(Data listing)
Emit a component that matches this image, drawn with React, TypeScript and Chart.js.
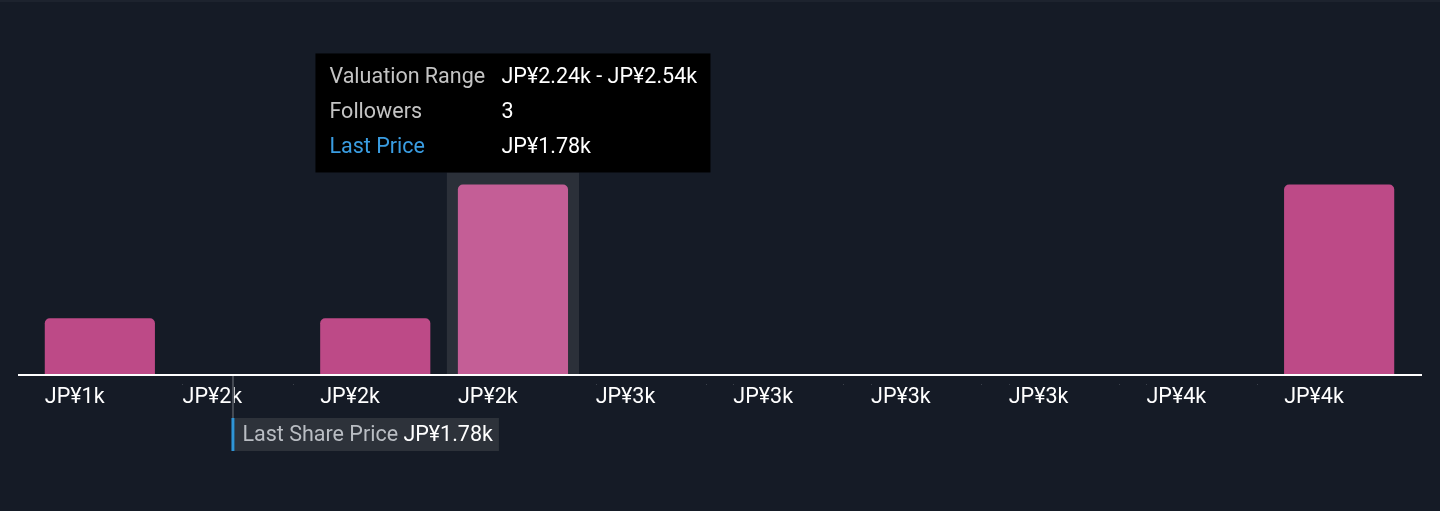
import React, { useEffect, useRef } from "react";
import { Chart, registerables } from "chart.js";

Chart.register(...registerables);

// ---- data ----
const binLabels = ["JP¥1k", "JP¥2k", "JP¥2k", "JP¥2k", "JP¥3k", "JP¥3k", "JP¥3k", "JP¥3k", "JP¥4k", "JP¥4k"];
const followers = [1, 0, 1, 3, 0, 0, 0, 0, 0, 3];
const binStarts = [1.34, 1.64, 1.94, 2.24, 2.54, 2.84, 3.14, 3.44, 3.74, 4.04]; // in thousands of JP¥
const binWidth = 0.3;
const lastPrice = 1.78; // thousands of JP¥
const hoveredIndex = 3;

const FONT = "Roboto, 'Noto Sans', sans-serif";
const FS = 21.5;
const BG = "#151b26";
const BAR = "#bd4a87";
const BAR_HOVER = "#c45e96";

const fmtK = (v: number) => `JP¥${v.toFixed(2)}k`;

const overlayPlugin = {
  id: "overlay",
  beforeDatasetsDraw(chart: any) {
    const { ctx, chartArea } = chart;
    const el = chart.getDatasetMeta(0).data[hoveredIndex];
    if (!el) return;
    ctx.save();
    ctx.fillStyle = "#2b3039";
    const left = el.x - el.width / 2 - 11;
    const top = el.y - 12;
    ctx.fillRect(left, top, el.width + 22, chartArea.bottom - top);
    ctx.restore();
  },
  afterDatasetsDraw(chart: any) {
    const { ctx, chartArea } = chart;
    ctx.save();
    // baseline axis
    ctx.fillStyle = "#ffffff";
    ctx.fillRect(chartArea.left - 13, chartArea.bottom, chartArea.right - chartArea.left + 27, 2);
    // faint marks for empty bins
    ctx.fillStyle = "#3a404a";
    const meta = chart.getDatasetMeta(0);
    meta.data.forEach((el: any, i: number) => {
      if (followers[i] === 0) {
        ctx.fillRect(Math.round(el.x - el.width / 2), chartArea.bottom + 10, 1, 1);
        ctx.fillRect(Math.round(el.x + el.width / 2), chartArea.bottom + 10, 1, 1);
      }
    });
    ctx.restore();
  },
  afterDraw(chart: any) {
    const { ctx, chartArea, scales } = chart;
    const xs = scales.x;
    ctx.save();

    // ---- last share price marker ----
    let idx = binStarts.findIndex((s) => lastPrice >= s && lastPrice < s + binWidth);
    if (idx < 0) idx = 0;
    const catW = (xs.right - xs.left) / binLabels.length;
    const mx = xs.getPixelForValue(idx) + ((lastPrice - binStarts[idx]) / binWidth - 0.5) * catW;
    const boxTop = 418;
    const boxH = 33;
    ctx.fillStyle = "#464b54";
    ctx.fillRect(mx - 1, chartArea.bottom + 2, 2, boxTop - chartArea.bottom - 2);
    ctx.font = `${FS}px ${FONT}`;
    ctx.textBaseline = "middle";
    const lbl = "Last Share Price ";
    const val = fmtK(lastPrice);
    const lw = ctx.measureText(lbl).width;
    const vw = ctx.measureText(val).width;
    ctx.fillStyle = "#2d323a";
    ctx.fillRect(mx + 1.5, boxTop, 8 + lw + vw + 6, boxH);
    ctx.fillStyle = "#2f95d6";
    ctx.fillRect(mx - 1.5, boxTop, 3, boxH);
    ctx.textAlign = "left";
    ctx.fillStyle = "#b9bdc3";
    ctx.fillText(lbl, mx + 9.5, boxTop + boxH / 2 + 1);
    ctx.fillStyle = "#ffffff";
    ctx.fillText(val, mx + 9.5 + lw, boxTop + boxH / 2 + 1);

    // ---- tooltip ----
    const el = chart.getDatasetMeta(0).data[hoveredIndex];
    if (el) {
      const rows = [
        ["Valuation Range", `${fmtK(binStarts[hoveredIndex])} - ${fmtK(binStarts[hoveredIndex] + binWidth)}`],
        ["Followers", String(followers[hoveredIndex])],
        ["Last Price", fmtK(lastPrice)],
      ];
      const tw = 395;
      const th = 119;
      const tl = el.x - tw / 2;
      const tt = el.y - 12 - th;
      ctx.fillStyle = "#000000";
      ctx.fillRect(tl, tt, tw, th);
      ctx.font = `${FS}px ${FONT}`;
      ctx.textBaseline = "middle";
      rows.forEach((r, i) => {
        const y = tt + 24 + i * 35;
        ctx.fillStyle = i === 2 ? "#3a9de2" : "#c4c4c4";
        ctx.fillText(r[0], tl + 14, y);
        ctx.fillStyle = "#ffffff";
        ctx.fillText(r[1], tl + 186, y);
      });
    }
    ctx.restore();
  },
};

export default function App() {
  const ref = useRef<HTMLCanvasElement | null>(null);

  useEffect(() => {
    document.body.style.margin = "0";
    if (!ref.current) return;
    const chart = new Chart(ref.current, {
      type: "bar",
      data: {
        labels: binLabels,
        datasets: [
          {
            data: followers,
            backgroundColor: followers.map((_, i) => (i === hoveredIndex ? BAR_HOVER : BAR)),
            borderRadius: 5,
            borderSkipped: "start",
            categoryPercentage: 1,
            barPercentage: 0.8,
          },
        ],
      },
      options: {
        responsive: false,
        animation: false,
        devicePixelRatio: 1,
        layout: { padding: { left: 31, right: 32, top: 151, bottom: 0 } },
        plugins: { legend: { display: false }, tooltip: { enabled: false } },
        events: [],
        scales: {
          y: { display: false, min: 0.168, max: 3.5 },
          x: {
            grid: { display: false, drawTicks: false },
            border: { display: false },
            ticks: {
              color: "#ffffff",
              font: { family: FONT, size: FS },
              align: "start",
              labelOffset: -55,
              padding: 11,
              autoSkip: false,
              maxRotation: 0,
            },
            afterFit: (s: any) => {
              s.height = 137;
            },
          },
        },
      },
      plugins: [overlayPlugin],
    });
    return () => chart.destroy();
  }, []);

  return (
    <div
      style={{
        position: "absolute",
        left: 0,
        top: 0,
        width: 1440,
        height: 511,
        background: BG,
        boxShadow: "inset 0 2px 0 #1d232e",
      }}
    >
      <canvas ref={ref} width={1440} height={511} style={{ display: "block" }} />
    </div>
  );
}
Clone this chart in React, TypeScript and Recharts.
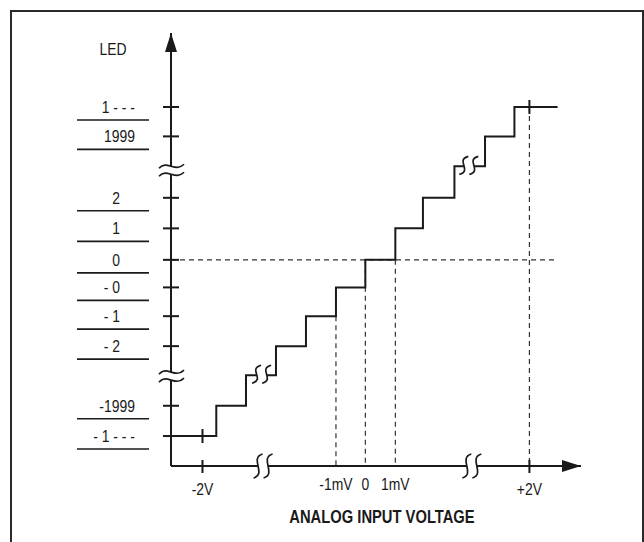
import React from 'react';
import { ComposedChart, Line, XAxis, YAxis, ReferenceLine } from 'recharts';

const FONT = "'Liberation Sans', Arial, Helvetica, sans-serif";
const INK = '#1a1a1a';
const SQUEEZE = 0.82;

// Compressed input-voltage axis (one unit = one LSB step; breaks omit long runs)
const riserX = [0, 1.51, 2.5, 3.5, 4.5, 5.5, 6.48, 7.48, 8.4, 9.45, 10.47, 11.45, 12.89];
// LED code level reached at each riser (bottom over-range code = 0)
const codeLevel = [0, 1.01, 2.03, 3, 4, 4.96, 5.88, 6.93, 7.95, 9, 10, 10.98, 10.98];

const yTickLevels = [0, 1.01, 3, 4, 4.96, 5.88, 6.93, 7.95, 10, 10.98];
const yTickLabels = ['- 1 - - -', '-1999', '- 2', '- 1', '- 0', '0', '1', '2', '1999', '1 - - -'];
const yBreakLevels = [2.0, 8.87];

const xTickPos = [1.05, 5.5, 6.48, 7.48, 11.95];
const xTickLabels = ['-2V', '-1mV', '0', '1mV', '+2V'];
const xMarkedTicks = ['-2V', '+2V'];
const xBreakPos = [3.07, 10.03];

const stepBreaks = [{ x: 3.02, y: 2.03 }, { x: 9.93, y: 9 }];
const stepMarks = [{ x: 1.05, y: 0 }, { x: 11.95, y: 10.98 }];

const zeroLevel = 5.88;
const zeroLineEnd = 12.89;
const dropX = [5.5, 6.48, 7.48, 11.95];
const dropFrom = [4, 5.88, 5.88, 10.98];

const xMin = 0;
const xMax = 13.67;
const yMin = -1;
const yMax = 13.45;

const xTitle = 'ANALOG INPUT VOLTAGE';
const yTitle = 'LED';

const stepData = riserX.map((x, i) => ({ x, y: codeLevel[i] }));

function CText({ x, y, anchor, size, weight, children }: any) {
  return (
    <text
      transform={`translate(${x} ${y}) scale(${SQUEEZE} 1)`}
      x={0}
      y={0}
      textAnchor={anchor}
      fontFamily={FONT}
      fontSize={size}
      fontWeight={weight || 'normal'}
      fill={INK}
      style={{ whiteSpace: 'pre' }}
    >
      {children}
    </text>
  );
}

function sCurve(cx: number, cy: number, h: number) {
  const p0 = [cx + 4.5, cy - h];
  const p1 = [cx - 9, cy - h + 4];
  const p2 = [cx + 9, cy + h - 4];
  const p3 = [cx - 4.5, cy + h];
  return [p0, p1, p2, p3];
}

function DoubleS({ cx, cy, h }: { cx: number; cy: number; h: number }) {
  const a = sCurve(cx - 5, cy, h);
  const b = sCurve(cx + 5, cy, h);
  const f = (p: number[]) => `${p[0]} ${p[1]}`;
  const fill = `M ${f(a[0])} C ${f(a[1])}, ${f(a[2])}, ${f(a[3])} L ${f(b[3])} C ${f(b[2])}, ${f(b[1])}, ${f(b[0])} Z`;
  const da = `M ${f(a[0])} C ${f(a[1])}, ${f(a[2])}, ${f(a[3])}`;
  const db = `M ${f(b[0])} C ${f(b[1])}, ${f(b[2])}, ${f(b[3])}`;
  return (
    <g>
      <path d={fill} fill="#fff" stroke="none" />
      <path d={da} fill="none" stroke={INK} strokeWidth={1.7} />
      <path d={db} fill="none" stroke={INK} strokeWidth={1.7} />
    </g>
  );
}

function Wave({ cx, cy }: { cx: number; cy: number }) {
  const w = (y0: number) => [[cx - 12, y0 + 2], [cx - 4, y0 - 7], [cx + 4, y0 + 7], [cx + 13, y0 - 2]];
  const a = w(cy - 4);
  const b = w(cy + 4);
  const f = (p: number[]) => `${p[0]} ${p[1]}`;
  const fill = `M ${f(a[0])} C ${f(a[1])}, ${f(a[2])}, ${f(a[3])} L ${f(b[3])} C ${f(b[2])}, ${f(b[1])}, ${f(b[0])} Z`;
  return (
    <g>
      <path d={fill} fill="#fff" stroke="none" />
      <path d={`M ${f(a[0])} C ${f(a[1])}, ${f(a[2])}, ${f(a[3])}`} fill="none" stroke={INK} strokeWidth={1.7} />
      <path d={`M ${f(b[0])} C ${f(b[1])}, ${f(b[2])}, ${f(b[3])}`} fill="none" stroke={INK} strokeWidth={1.7} />
    </g>
  );
}

const YTick = (props: any) => {
  const { x, y, payload } = props;
  const v = payload.value;
  if (v === yMax) {
    return <polygon points={`${x},${y} ${x - 6},${y + 19} ${x + 6},${y + 19}`} fill={INK} />;
  }
  if (yBreakLevels.includes(v)) return <Wave cx={x} cy={y} />;
  const i = yTickLevels.indexOf(v);
  const label = yTickLabels[i] ?? '';
  const long = label.replace(/ /g, '').length > 2;
  return (
    <g>
      <line x1={x - 8} x2={x + 8} y1={y} y2={y} stroke={INK} strokeWidth={2} />
      <CText x={long ? x - 36 : x - 51} y={y + 6} anchor="end" size={17}>
        {label}
      </CText>
      <line x1={x - 94} x2={x - 22} y1={y + 13} y2={y + 13} stroke={INK} strokeWidth={1.6} />
    </g>
  );
};

const XTick = (props: any) => {
  const { x, y, payload } = props;
  const v = payload.value;
  if (v === xMax) {
    return <polygon points={`${x},${y} ${x - 19},${y - 6} ${x - 19},${y + 6}`} fill={INK} />;
  }
  if (xBreakPos.includes(v)) return <DoubleS cx={x} cy={y} h={12} />;
  const label = xTickLabels[xTickPos.indexOf(v)] ?? '';
  const marked = xMarkedTicks.includes(label);
  return (
    <g>
      {marked && <line x1={x} x2={x} y1={y - 6} y2={y + 7} stroke={INK} strokeWidth={2} />}
      <CText x={x} y={marked ? y + 29 : y + 24} anchor="middle" size={17}>
        {label}
      </CText>
    </g>
  );
};

const XTitle = (props: any) => {
  const vb = props.viewBox || {};
  return (
    <CText x={vb.x + vb.width / 2 + 6} y={vb.y + 57} anchor="middle" size={18} weight="bold">
      {xTitle}
    </CText>
  );
};

const YTitle = (props: any) => {
  const vb = props.viewBox || {};
  return (
    <CText x={vb.x + vb.width - 58} y={vb.y + 22} anchor="middle" size={17}>
      {yTitle}
    </CText>
  );
};

const StepBreakDot = (props: any) => {
  const { cx, cy, index } = props;
  if (cx == null || cy == null) return <g key={index} />;
  return <g key={index}><DoubleS cx={cx} cy={cy - 1} h={9} /></g>;
};

const StepMarkDot = (props: any) => {
  const { cx, cy, index } = props;
  if (cx == null || cy == null) return <g key={index} />;
  return <line key={index} x1={cx} x2={cx} y1={cy - 7} y2={cy + 7} stroke={INK} strokeWidth={2} />;
};

export default function App() {
  return (
    <div style={{ position: 'absolute', left: 0, top: 0, width: 644, height: 542, overflow: 'hidden', background: '#fff' }}>
      <div
        style={{
          position: 'absolute',
          left: 10,
          top: 10,
          width: 630,
          height: 560,
          border: '2px solid #2a2a2a',
          boxSizing: 'content-box',
        }}
      />
      <div style={{ position: 'absolute', left: 0, top: 0 }}>
        <ComposedChart width={644} height={542} data={stepData} margin={{ top: 33, right: 63, bottom: 0, left: 0 }}>
          <XAxis
            dataKey="x"
            type="number"
            domain={[xMin, xMax]}
            ticks={[...xTickPos, ...xBreakPos, xMax].sort((a, b) => a - b)}
            interval={0}
            allowDataOverflow
            tick={XTick}
            tickLine={false}
            tickSize={0}
            tickMargin={0}
            height={76}
            axisLine={{ stroke: INK, strokeWidth: 2 }}
            label={{ value: xTitle, content: XTitle }}
          />
          <YAxis
            type="number"
            domain={[yMin, yMax]}
            ticks={[...yTickLevels, ...yBreakLevels, yMax].sort((a, b) => a - b)}
            interval={0}
            allowDataOverflow
            tick={YTick}
            tickLine={false}
            tickSize={0}
            tickMargin={0}
            width={171}
            axisLine={{ stroke: INK, strokeWidth: 2 }}
            label={{ value: yTitle, content: YTitle }}
          />
          <ReferenceLine
            segment={[{ x: xMin, y: zeroLevel }, { x: zeroLineEnd, y: zeroLevel }]}
            stroke="#333"
            strokeWidth={1.2}
            strokeDasharray="5 4"
          />
          {dropX.map((x, i) => (
            <ReferenceLine
              key={i}
              segment={[{ x, y: dropFrom[i] }, { x, y: yMin }]}
              stroke="#333"
              strokeWidth={1.2}
              strokeDasharray="5 4"
            />
          ))}
          <Line type="stepAfter" dataKey="y" stroke={INK} strokeWidth={2} dot={false} isAnimationActive={false} />
          <Line data={stepBreaks} dataKey="y" stroke="none" dot={StepBreakDot} isAnimationActive={false} />
          <Line data={stepMarks} dataKey="y" stroke="none" dot={StepMarkDot} isAnimationActive={false} />
        </ComposedChart>
      </div>
    </div>
  );
}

Task directions: Copy out all lines above that include the string "TypeScript".

Exercise output:
Emit a component that matches this image, drawn with React, TypeScript and Chart.js.
Clone this chart in React, TypeScript and Recharts.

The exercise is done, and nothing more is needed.